- Exercise description
Go through the entries below and pick out every line with "this".

►

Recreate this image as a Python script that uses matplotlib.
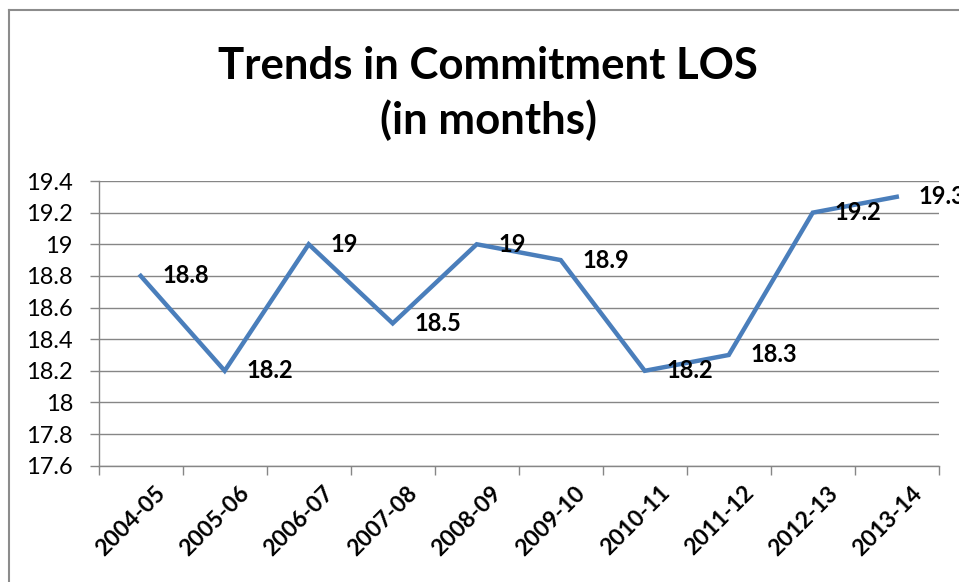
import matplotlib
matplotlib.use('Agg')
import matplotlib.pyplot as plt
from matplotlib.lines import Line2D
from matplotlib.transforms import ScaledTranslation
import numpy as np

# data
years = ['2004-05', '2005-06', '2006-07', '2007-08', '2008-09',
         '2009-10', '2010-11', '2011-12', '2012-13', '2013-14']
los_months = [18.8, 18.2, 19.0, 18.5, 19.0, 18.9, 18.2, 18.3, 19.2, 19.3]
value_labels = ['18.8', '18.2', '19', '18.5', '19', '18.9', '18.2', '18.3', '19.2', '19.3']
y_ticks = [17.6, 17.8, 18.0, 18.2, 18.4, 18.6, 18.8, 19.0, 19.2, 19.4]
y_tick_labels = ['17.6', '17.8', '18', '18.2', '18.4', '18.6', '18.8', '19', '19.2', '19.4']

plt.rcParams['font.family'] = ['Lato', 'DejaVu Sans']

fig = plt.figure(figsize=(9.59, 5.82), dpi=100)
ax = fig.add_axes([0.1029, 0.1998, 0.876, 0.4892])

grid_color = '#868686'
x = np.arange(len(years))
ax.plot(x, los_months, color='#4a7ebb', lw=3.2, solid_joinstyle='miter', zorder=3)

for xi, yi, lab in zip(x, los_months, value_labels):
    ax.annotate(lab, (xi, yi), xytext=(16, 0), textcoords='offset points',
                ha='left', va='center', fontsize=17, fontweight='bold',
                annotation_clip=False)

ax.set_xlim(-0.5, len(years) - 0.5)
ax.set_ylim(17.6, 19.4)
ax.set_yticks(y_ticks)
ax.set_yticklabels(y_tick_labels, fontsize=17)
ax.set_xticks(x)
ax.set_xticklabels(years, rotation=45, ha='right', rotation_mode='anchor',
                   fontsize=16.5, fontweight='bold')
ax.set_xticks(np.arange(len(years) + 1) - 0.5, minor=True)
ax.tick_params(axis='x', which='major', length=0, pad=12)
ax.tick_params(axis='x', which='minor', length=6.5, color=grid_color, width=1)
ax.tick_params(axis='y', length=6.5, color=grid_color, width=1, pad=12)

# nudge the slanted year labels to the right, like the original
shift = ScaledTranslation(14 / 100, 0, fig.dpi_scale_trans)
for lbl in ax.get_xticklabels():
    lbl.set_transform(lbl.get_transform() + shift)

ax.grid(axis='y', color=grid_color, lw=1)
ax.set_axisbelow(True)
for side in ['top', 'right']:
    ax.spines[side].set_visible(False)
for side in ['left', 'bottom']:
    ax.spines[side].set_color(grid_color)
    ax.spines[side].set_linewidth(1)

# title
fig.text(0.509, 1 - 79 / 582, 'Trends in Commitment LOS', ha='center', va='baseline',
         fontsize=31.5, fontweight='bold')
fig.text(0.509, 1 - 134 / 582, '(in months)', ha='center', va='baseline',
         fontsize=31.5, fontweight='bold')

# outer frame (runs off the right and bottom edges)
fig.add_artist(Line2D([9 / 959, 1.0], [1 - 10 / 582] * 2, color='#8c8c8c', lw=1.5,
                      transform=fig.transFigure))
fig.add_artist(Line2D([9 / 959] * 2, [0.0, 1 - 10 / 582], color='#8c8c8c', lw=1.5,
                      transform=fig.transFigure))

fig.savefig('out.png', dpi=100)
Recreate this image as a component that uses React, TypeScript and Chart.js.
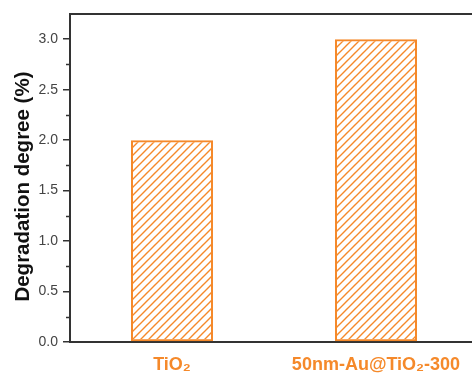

◄

- Solution
Recreate this image as a Python script that uses matplotlib.
Recreate this image as a component that uses React, TypeScript and Chart.js.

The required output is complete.